Serupa dengan laki-laki, tabel 4 menunjukkan bahwa rata-rata tinggi badan pengungsi perempuan lebih pendek 2,17 cm daripada nonpengungsi secara signifikan pada baseline regression. Memasukkan variabel kontrol migration timing (H2) juga menjadikannya tidak signifikan, begitu pula pada pengujian H1, H2, H3 secara bersamaan. Pengujian perbedaan berdasarkan keterampilan (H1) tidak relevan pada perempuan karena Armstrong Index yang digunakan tidak dapat menggambarkan keterampilan perempuan (banyak perempuan adalah ibu rumah tangga). Pengujian perbedaan berdasarkan migration timing (H2) menunjukkan hasil yang berbeda dengan laki-laki.
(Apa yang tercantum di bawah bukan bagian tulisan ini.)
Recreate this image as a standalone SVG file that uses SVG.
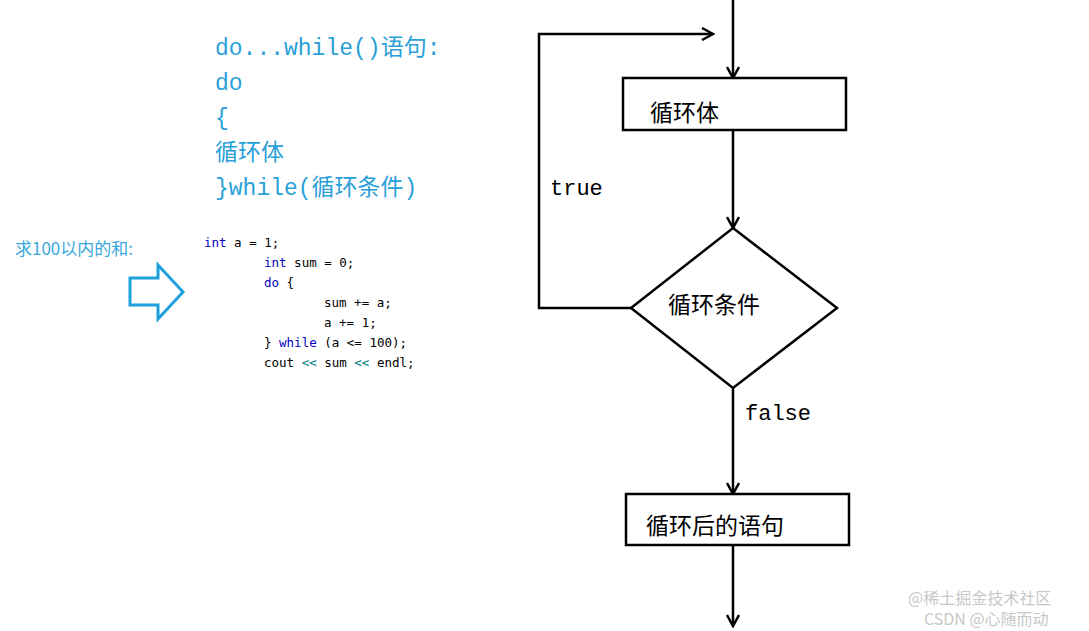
<svg xmlns="http://www.w3.org/2000/svg" width="1089" height="631" viewBox="0 0 1089 631">
<style>
.b{fill:#2aa0d8;font-family:"Liberation Mono","Noto Sans CJK SC",monospace;font-size:23px}
.c{font-family:"DejaVu Sans Mono",monospace;font-size:12.5px;fill:#000}
.k{fill:#0000c0}
.o{fill:#008080}
.ln{stroke:#000;stroke-width:2.5;fill:none}
.bx{stroke:#000;stroke-width:2.5;fill:#fff}
.t{font-family:"Noto Sans CJK SC",sans-serif;font-size:23px;fill:#000}
.m{font-family:"Liberation Mono",monospace;font-size:22px;fill:#000}
</style>
<defs><marker id="a" markerWidth="14" markerHeight="14" refX="12" refY="7" orient="auto" markerUnits="userSpaceOnUse"><path d="M1,1 L12,7 L1,13" fill="none" stroke="#000" stroke-width="2.5"/></marker></defs>
<rect width="1089" height="631" fill="#fff"/>
<g id="desc">
<text class="b" x="215" y="55">do...while()语句:</text>
<text class="b" x="215" y="90">do</text>
<text class="b" x="215" y="125">{</text>
<text class="b" x="215" y="160">循环体</text>
<text class="b" x="215" y="195">}while(循环条件)</text>
</g>
<g id="label"><text x="15" y="255" style="font-family:'Noto Sans CJK SC',sans-serif;font-size:17px;fill:#3aa8dc">求100以内的和:</text>
<polygon points="130,278 158,278 158,265 183,292 158,319 158,305 130,305" fill="none" stroke="#1ea0dc" stroke-width="3"/></g>
<g id="code" class="c">
<text x="204" y="247"><tspan class="k">int</tspan> a = 1;</text>
<text x="264" y="267"><tspan class="k">int</tspan> sum = 0;</text>
<text x="264" y="287"><tspan class="k">do</tspan> {</text>
<text x="324" y="307">sum += a;</text>
<text x="324" y="327">a += 1;</text>
<text x="264" y="347">} <tspan class="k">while</tspan> (a &lt;= 100);</text>
<text x="264" y="367">cout <tspan class="o">&lt;&lt;</tspan> sum <tspan class="o">&lt;&lt;</tspan> endl;</text>
</g>
<g id="connectors">
<line class="ln" x1="733" y1="0" x2="733" y2="78" marker-end="url(#a)"/>
<line class="ln" x1="733" y1="130" x2="733" y2="228" marker-end="url(#a)"/>
<polyline class="ln" points="631,308 539,308 539,34 713,34" marker-end="url(#a)"/>
<line class="ln" x1="733" y1="388" x2="733" y2="494" marker-end="url(#a)"/>
<line class="ln" x1="733" y1="545" x2="733" y2="626" marker-end="url(#a)"/>
<text class="m" x="550" y="195">true</text>
<text class="m" x="745" y="420">false</text>
</g>
<g id="body"><rect class="bx" x="623" y="78" width="223" height="52"/><text class="t" x="650" y="121">循环体</text></g>
<g id="cond"><polygon class="bx" points="733,228 837,308 733,388 631,308"/><text class="t" x="668" y="313">循环条件</text></g>
<g id="after"><rect class="bx" x="626" y="494" width="223" height="51"/><text class="t" x="646" y="534">循环后的语句</text></g>
<g id="wm" style="font-family:'Noto Sans CJK SC',sans-serif;fill:#bbb;opacity:0.8">
<text x="908" y="604" font-size="16">@稀土掘金技术社区</text>
<text x="924" y="625" font-size="16">CSDN @心随而动</text>
</g>
</svg>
Jika waktu yang dibutuhkan untuk mendapatkan visa naik sebesar 1 unit, tidak peduli pengungsi ataupun nonpengungsi, maka perempuan tersebut akan lebih rendah 1,01 hingga 1,10 cm. Terakhir, pengujian perbedaan berdasarkan kekayaan (H3) juga tidak relevan pada variabel travelling class perempuan mengingat perempuan bukanlah tulang punggung keluarga.
Kesimpulan
Penelitian ini menguji health capital dan human capital melalui tinggi badan penumpang kapal yang berlayar dari Lisbon menuju New York pada tahun 1940 hingga 1942 yang didominasi oleh pengungsi Holocaust, terutama orang Yahudi. Penelitian 1 menunjukkan bahwa penumpang yang berhasil melarikan diri dan menyelamatkan nyawa dari ancaman Nazi di Eropa tidak hanya lebih beruntung, tetapi juga memiliki health capital dan human capital yang lebih baik. Hal ini menunjukkan bahwa terjadi fenomena brain drain pada penduduk Eropa. Selain itu, data juga menunjukkan bahwa pengungsi memiliki tinggi badan yang relatif lebih rendah daripada nonpengungsi. Selanjutnya, pada penelitian 2, peneliti menginvestigasi lebih lanjut apa yang menyebabkan perbedaan tinggi badan tersebut melalui tiga hipotesis: berdasarkan perbedaan keterampilan, berdasarkan inisiatif migrasi, dan berdasarkan perbedaan kekayaan. Hasil penelitian menunjukkan bahwa tidak ada perbedaan yang signifikan antara pengungsi dan nonpengungsi berdasarkan keterampilan atau kekayaan. Akan tetapi, terdapat perbedaan yang signifikan berdasarkan inisiatif migrasi, yang diproksikan dengan visa date dan migrant status sebelum menuju Lisbon. Dapat disimpulkan bahwa pengungsi yang datang lebih awal (tahun 1933-1939) memiliki kualitas human capital yang lebih tinggi daripada setelahnya.